Obtaining an order requiring the payment of child support is only half the battle; actually collecting child support is entirely another story.
Lawyers.com details that:
According to the latest comprehensive child support numbers from the US Census Bureau, only 41.2 percent of custodial parents receive the full amount of support owed them by their ex-spouses.
This astounding statistic means that more than half of the parents awarded child support will either not be paid any child support or will be shortchanged. While some can point to a weakened economy and a high unemployment rate as a possible explanation for the high default rate, the problem of deadbeat parents has been ever present.
Collecting support from the self employed has always been problematic. Unlike a W-2 employee, an income execution or wage garnishment is ineffective against someone who is self-employed. Likewise, collection of support is difficult from someone working “under the table” for cash.
Then, there are the professional “deadbeats,” who, as detailed in the Lawyers.com article, simply move from job to job simply to avoid making child support payments. By the time the parent, who is to receive child support, tracks down the deadbeat parent and implements enforcement, the deadbeat either quits or moves on to another job.
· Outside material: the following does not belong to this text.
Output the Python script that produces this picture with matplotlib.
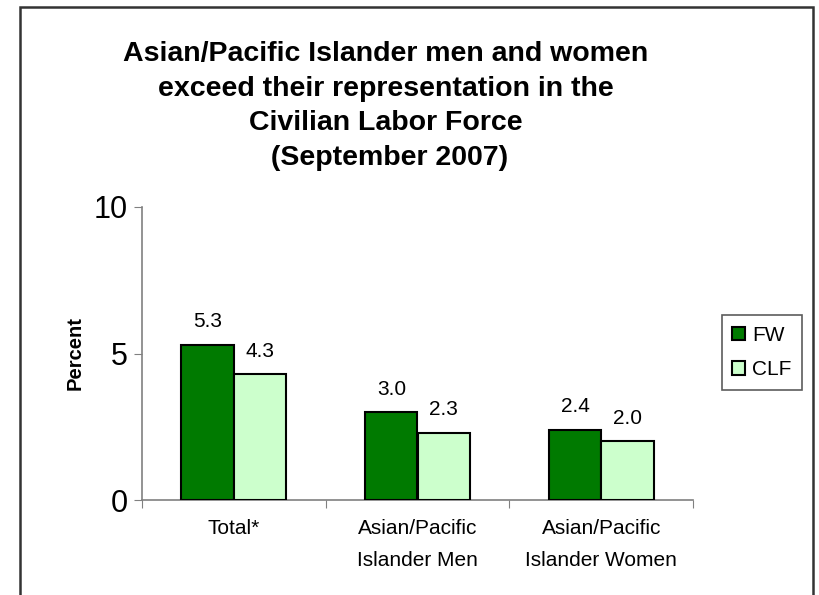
import matplotlib
matplotlib.use("Agg")
import matplotlib.pyplot as plt
import numpy as np
from matplotlib.patches import Rectangle

categories = ["Total*", "Asian/Pacific\nIslander Men", "Asian/Pacific\nIslander Women"]
fw = [5.3, 3.0, 2.4]
clf = [4.3, 2.3, 2.0]
series_names = ["FW", "CLF"]
yticks = [0, 5, 10]
title_lines = ["Asian/Pacific Islander men and women",
               "exceed their representation in the",
               "Civilian Labor Force",
               " (September 2007)"]

plt.rcParams['font.family'] = ['Liberation Sans', 'DejaVu Sans']

fig = plt.figure(figsize=(8.2, 5.95), dpi=100)
ax = fig.add_axes([142/820, 1-500/595, (693-142)/820, (500-207)/595])

x = np.arange(len(categories))
w = 0.285
b1 = ax.bar(x - w/2, fw, w, color="#007A00", edgecolor="black", linewidth=1.5, label=series_names[0], zorder=3)
b2 = ax.bar(x + w/2, clf, w, color="#CCFFCC", edgecolor="black", linewidth=1.5, label=series_names[1], zorder=3)

for rects, vals in ((b1, fw), (b2, clf)):
    for r, v in zip(rects, vals):
        ax.annotate(f"{v:.1f}", (r.get_x() + r.get_width()/2, v), xytext=(0, 12.5),
                    textcoords="offset points", ha="center", va="baseline", fontsize=15)

ax.set_xlim(-0.5, len(categories) - 0.5)
ax.set_ylim(0, 10)
ax.set_yticks(yticks)
ax.set_yticklabels([str(t) for t in yticks], fontsize=22)
ax.set_xticks(np.arange(len(categories) + 1) - 0.5)
ax.set_xticklabels([])
ax.set_xticks(x, minor=True)
ax.set_xticklabels(categories, minor=True, fontsize=15, linespacing=1.85)
ax.tick_params(axis="x", which="minor", length=0, pad=14)
ax.tick_params(axis="x", which="major", length=6, color="#808080", direction="out")
ax.tick_params(axis="y", length=6, color="#808080", direction="out", pad=4)

for s in ("top", "right"):
    ax.spines[s].set_visible(False)
for s in ("left", "bottom"):
    ax.spines[s].set_color("#808080")
    ax.spines[s].set_linewidth(1.2)

ax.set_ylabel("Percent", fontsize=14.5, fontweight="bold", labelpad=7)

leg = ax.legend(loc="center left", bbox_to_anchor=(722/820, 1-352.5/595), bbox_transform=fig.transFigure,
                fontsize=15, frameon=True, fancybox=False, edgecolor="#333333",
                handlelength=0.6, handleheight=0.6, handletextpad=0.35, labelspacing=0.75,
                borderpad=0.5, borderaxespad=0)
leg.get_frame().set_linewidth(1.2)
for h in leg.legend_handles:
    h.set_linewidth(1.5)

fig.text(386/820, 1-106/595, "\n".join(title_lines), ha="center", va="center",
         fontsize=20.5, fontweight="bold", linespacing=1.44)

rect = Rectangle((20/820, -0.1), (813-20)/820, 1.1 - 7/595, transform=fig.transFigure,
                 fill=False, edgecolor="#333333", linewidth=1.8, clip_on=False)
fig.patches.append(rect)

fig.savefig("out.png", dpi=100)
In New York, when a parent is late or fails to pay court ordered support payments, the following remedies are available to collect support:
- Credit reporting: Child Support Enforcement will report the failure to pay child support payment to major credit reporting agencies.
- Passport denial: Anytime a person owes more than $2,500 in back child support, the U.S. State Department will not issue or renew a passport until all past-due support payments (also called “arrears”) are paid.
- License Suspension: Child Support Enforcementcan request that any permanent, state-issued license be suspended or withheld to collect back child support. This could result in the suspension of both professional, and driver’s licenses.
- Income tax intercepts: The Internal Revenue Service and the State Department of Taxation can also intercept tax refunds to pay back child support
- Imprisonment: The failure to pay child support is a contempt of court, and the deadbeat parent can be imprisoned until the contempt is purged. Support would have to be paid to purge the contempt.